Mac is undaunted by the awkwardness and quickly assembles a new staff, including senior producer Jim (John Gallagher Jr.), Will's blogger Neal (Dev Patel), and Maggie (Alison Pill), a plucky assistant-turned-associate producer who is torn between being a part of "News Night 2.0" and following her boyfriend Don (Thomas Sadoski), who is also Will's former executive producer. Because they are Sorkin characters, they're young, whip-smart, and they talk very fast.
And according to Mac's oft-used Don Quixote metaphor, they're underdogs. "Underdog would be a promotion for this team," Sorkin says. "They're on a doomed mission and reaching unrealistically high."

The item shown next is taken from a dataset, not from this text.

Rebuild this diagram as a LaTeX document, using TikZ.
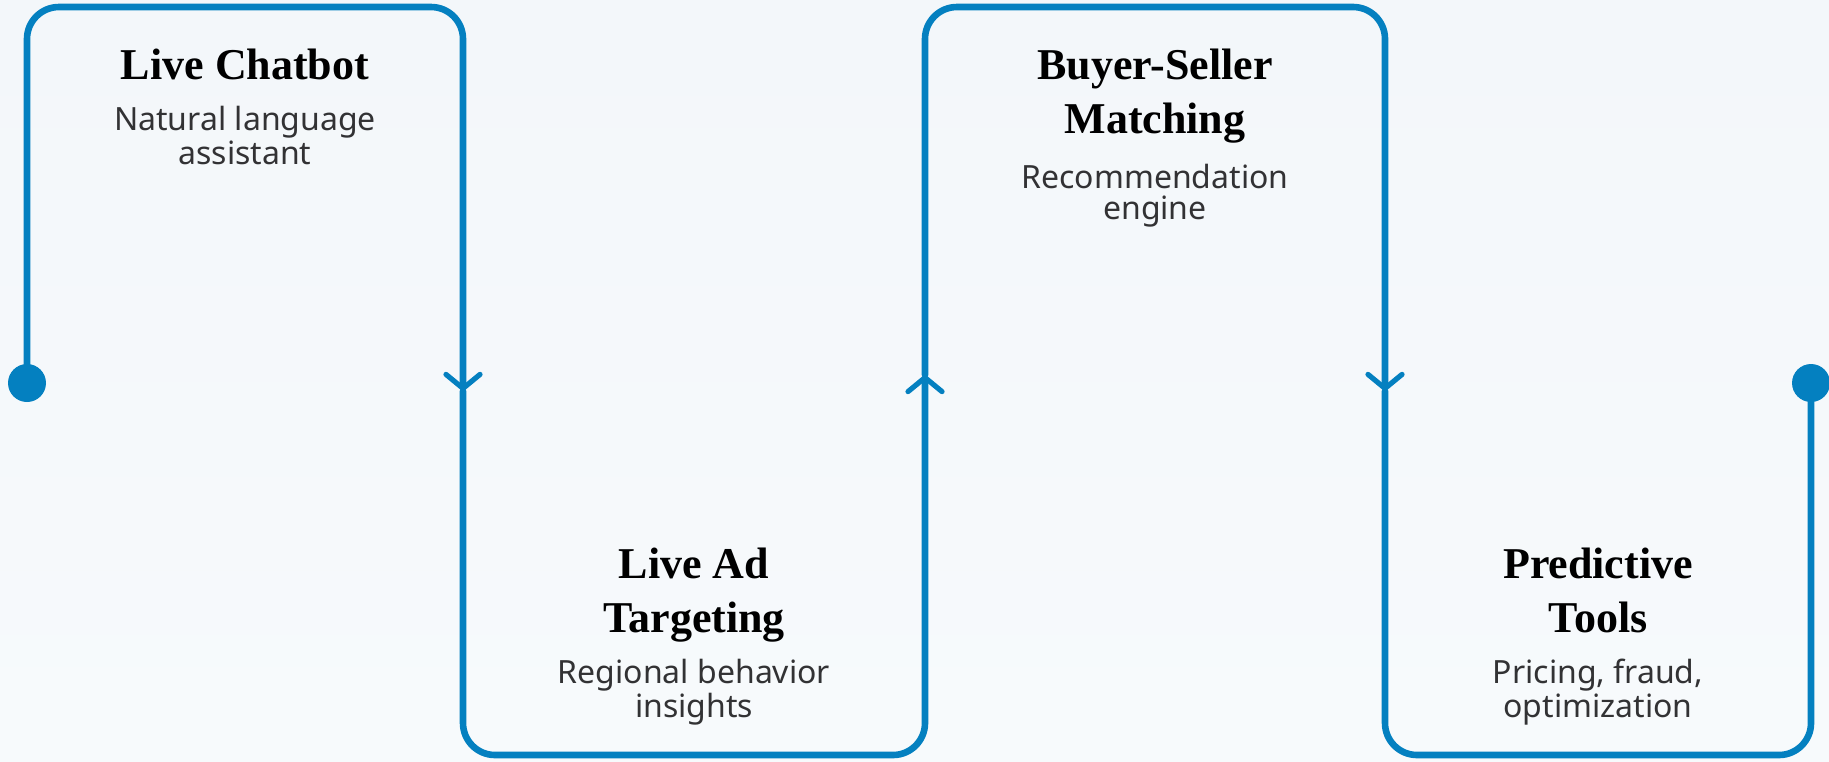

Or maybe not. Because Sorkin sets the show in the recent past — the pilot takes place in April of 2010 — these journalists cover the news we've already lived, including the BP oil spill, the Casey Anthony trial and the killing of Osama bin Laden. But with 20/20 hindsight, they get to report the news "right" the first time. "Setting the show in the recent past ... allowed me to not fictionalize the news," Sorkin says. "It's also exciting when the audience knows more than the characters do. Think of All the President's Men."
VIDEO: Meet the News Night 2.0 team in The Newsroom trailer
It also gives Sorkin, who also created Sports Night, The West Wing and Studio 60 on the Sunset Strip, a platform for political commentary. In early episodes, for example, it becomes clear that Will does not think highly of Sarah Palin and the Tea Party movement she supports. "The part of [Will] that spoke to me was the angry American," Daniels says. "There are a lot of us out in the country who are not happy with either side, not happy with the state of the union. And Aaron is a voice for that person — a very intelligent, articulate voice."
But Sorkin doesn't exactly see it that way. "Americans are angry about a lot of different things. Some of them will be angry about this show," he says. "What Will's most passionate about — other than MacKenzie — are facts, his responsibility to the public, the value of debate and American potential."